En application de l’article 1690 du Code civil, la cession de créance est opposable aux tiers à compter de la signification de la cession au débiteur cédé ou de l’acceptation de la cession par ce dernier dans un acte authentique.
La Cour de cassation vient de juger que, si ces formalités sont en principe nécessaires pour que le cessionnaire puisse opposer aux tiers le droit acquis par lui, leur défaut d’accomplissement ne rend pas le cessionnaire irrecevable à réclamer au débiteur cédé l’exécution de son obligation quand cette exécution n’est susceptible de faire grief à aucun droit advenu depuis la naissance de la créance soit au débiteur cédé, soit à une autre personne étrangère à la cession.
En l’espèce, une banque avait cédé l’une de ses agences à une autre banque, cette cession comprenant les dettes et créances de la banque cédante. Une société, cliente de l’agence, ayant été mise en redressement judiciaire après la cession, la banque cessionnaire avait déclaré sa créance au titre du compte courant de la société et d’un prêt octroyé à celle-ci par l’agence. La société avait alors contesté cette déclaration, soutenant que la banque n’avait pas qualité de créancier à son égard en l’absence de signification de la cession des créances afférentes au compte courant et au prêt.
Cet argument a été écarté dès lors que la société, débiteur cédé, n’invoquait pas avoir subi un préjudice par le fait qu’elle aurait remboursé les sommes dues à la banque cédante après la cession ou par l’action en paiement engagée par la banque cessionnaire par voie de déclaration de créance.
Note :
La Cour de cassation rappelle ici un principe sur lequel elle n’avait pas eu l’occasion de se prononcer depuis vingt ans (Cass. 3e civ. 26-2-1985).
La signification de la cession est généralement faite par exploit d’huissier, mais elle peut aussi résulter d’autres actes dès lors qu’ils contiennent les informations nécessaires à une exacte information quant au transfert de la créance (Cass. 1re civ. 8-10-1980).
Elle peut donc résulter de l’assignation du débiteur cédé par le cessionnaire exigeant l’exécution de ses obligations par ce dernier et faisant état de la cession de créance (Cass. com. 4-6-1996), des conclusions signifiées par le cessionnaire à cette fin (Cass. 1re civ. 8-10-1980) ou encore de la saisie diligentée par ce dernier sur les biens du débiteur cédé (Cass. 3e civ. 4-1-1974).
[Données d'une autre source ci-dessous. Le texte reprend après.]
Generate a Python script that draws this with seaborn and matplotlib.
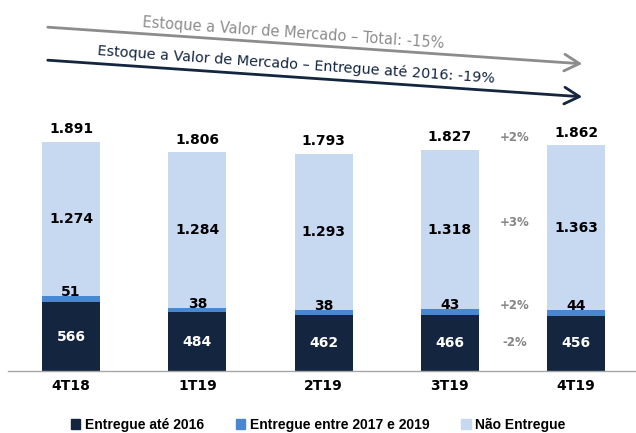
import matplotlib
matplotlib.use("Agg")
import matplotlib.pyplot as plt
import seaborn as sns
import pandas as pd
from matplotlib.patches import Patch

# data
categories = ["4T18", "1T19", "2T19", "3T19", "4T19"]
entregue_2016 = [566, 484, 462, 466, 456]
entregue_17_19 = [51, 38, 38, 43, 44]
nao_entregue = [1274, 1284, 1293, 1318, 1363]
totals = [1891, 1806, 1793, 1827, 1862]
var_labels = ["+2%", "+3%", "+2%", "-2%"]
legend_labels = ["Entregue até 2016", "Entregue entre 2017 e 2019", "Não Entregue"]

DARK = "#13253f"
MID = "#4a87d1"
LIGHT = "#c6d9f1"
GREY = "#8c8c8c"

sns.set_theme(style="white")
plt.rcParams["font.family"] = ["DejaVu Sans"]
plt.rcParams["text.color"] = "black"


def fmt(v):
    return f"{v:,}".replace(",", ".")


df = pd.DataFrame({
    "cat": categories,
    "dark": entregue_2016,
    "mid": entregue_17_19,
    "light": nao_entregue,
})
df["dark_mid"] = df["dark"] + df["mid"]
df["total"] = df["dark_mid"] + df["light"]

fig = plt.figure(figsize=(6.36, 4.33), dpi=100)
ymax = 2000
px_per_unit = 229 / 1891
ax = fig.add_axes([8 / 636, 62 / 433, 628 / 636, ymax * px_per_unit / 433])

# stacked look via overlaid cumulative bars
sns.barplot(data=df, x="cat", y="total", color=LIGHT, saturation=1, width=0.46, linewidth=0, ax=ax)
sns.barplot(data=df, x="cat", y="dark_mid", color=MID, saturation=1, width=0.46, linewidth=0, ax=ax)
sns.barplot(data=df, x="cat", y="dark", color=DARK, saturation=1, width=0.46, linewidth=0, ax=ax)

ax.set_xlim(-0.5, -0.5 + 628 / 126.25)
ax.set_ylim(0, ymax)
ax.set_xlabel("")
ax.set_ylabel("")
ax.set_yticks([])
for s in ["top", "right", "left"]:
    ax.spines[s].set_visible(False)
ax.spines["bottom"].set_color("#a6a6a6")
ax.spines["bottom"].set_linewidth(1)
ax.tick_params(axis="x", length=0, pad=6)
for lbl in ax.get_xticklabels():
    lbl.set_fontweight("bold")
    lbl.set_fontsize(10)
    lbl.set_color("black")

for i, row in df.iterrows():
    ax.annotate(fmt(totals[i]), (i, row["total"]), xytext=(0, 4), textcoords="offset points",
                ha="center", va="bottom", fontsize=10, fontweight="bold", color="black")
    ax.text(i, row["dark_mid"] + row["light"] / 2, fmt(row["light"]),
            ha="center", va="center", fontsize=10, fontweight="bold", color="black")
    ax.annotate(fmt(row["mid"]), (i, row["dark_mid"]), xytext=(0, 3), textcoords="offset points",
                ha="center", va="center", fontsize=10, fontweight="bold", color="black")
    ax.text(i, row["dark"] / 2, fmt(row["dark"]),
            ha="center", va="center", fontsize=10, fontweight="bold", color="white")

# variation labels between 3T19 and 4T19
r = df.iloc[3]
xv = 3.51
var_style = dict(fontsize=8.5, fontweight="semibold", color="#858585", ha="center")
ax.annotate(var_labels[0], (xv, r["total"]), xytext=(0, 4), textcoords="offset points",
            va="bottom", **var_style)
ax.text(xv, r["dark_mid"] + r["light"] / 2 + 60, var_labels[1], va="center", **var_style)
ax.annotate(var_labels[2], (xv, r["dark_mid"]), xytext=(0, 3), textcoords="offset points",
            va="center", **var_style)
ax.text(xv, r["dark"] / 2, var_labels[3], va="center", **var_style)

# trend arrows at the top
fig.add_artist(plt.Annotation("", xy=(585, 369), xytext=(45, 406), xycoords="figure pixels",
                              arrowprops=dict(arrowstyle="->,head_length=0.9,head_width=0.5",
                                              color=GREY, lw=2)))
fig.add_artist(plt.Annotation("", xy=(585, 336), xytext=(45, 373), xycoords="figure pixels",
                              arrowprops=dict(arrowstyle="->,head_length=0.9,head_width=0.5",
                                              color=DARK, lw=2)))
fig.text(293 / 636, 1 - 33 / 433, "Estoque a Valor de Mercado – Total: -15%", rotation=-4,
         ha="center", va="center", fontsize=10.5, color=GREY, rotation_mode="anchor")
fig.text(296 / 636, 1 - 65 / 433, "Estoque a Valor de Mercado – Entregue até 2016: -19%", rotation=-4,
         ha="center", va="center", fontsize=10.4, color=DARK, rotation_mode="anchor")

handles = [Patch(color=DARK), Patch(color=MID), Patch(color=LIGHT)]
leg = fig.legend(handles, legend_labels, loc="lower center", bbox_to_anchor=(0.5, -0.027), ncol=3,
                 frameon=False, handlelength=0.7, handleheight=0.7, handletextpad=0.3,
                 columnspacing=2.3, labelcolor="black",
                 prop={"family": "Liberation Sans", "weight": "bold", "size": 10})

fig.savefig("out.png", dpi=100)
La déclaration de créance faite par le cessionnaire dans le cadre de la procédure collective du débiteur cédé, qui équivaut à une demande en justice (Cass. ass. Plén. 26-1-2001), emporte également signification de la cession de créance (CA Paris 10-9-2001).
Plus il tarde à signifier la cession, plus le cessionnaire court le risque de ne pas être payé : tant que la cession leur est inopposable, les tiers peuvent en effet acquérir des droits concurrents. Il est déconseillé au débiteur cédé de faire droit à une demande amiable de paiement du cessionnaire avant toute signification car, s’il est en mesure de savoir si la créance est déjà éteinte ou litigieuse (en raison par exemple d’une mauvaise exécution de ses obligations par le cédant), il ne lui est souvent pas possible de savoir si elle fait l’objet de droits concurrents à ceux du cessionnaire, le cédant ayant pu entre-temps transférer cette même créance à une autre personne.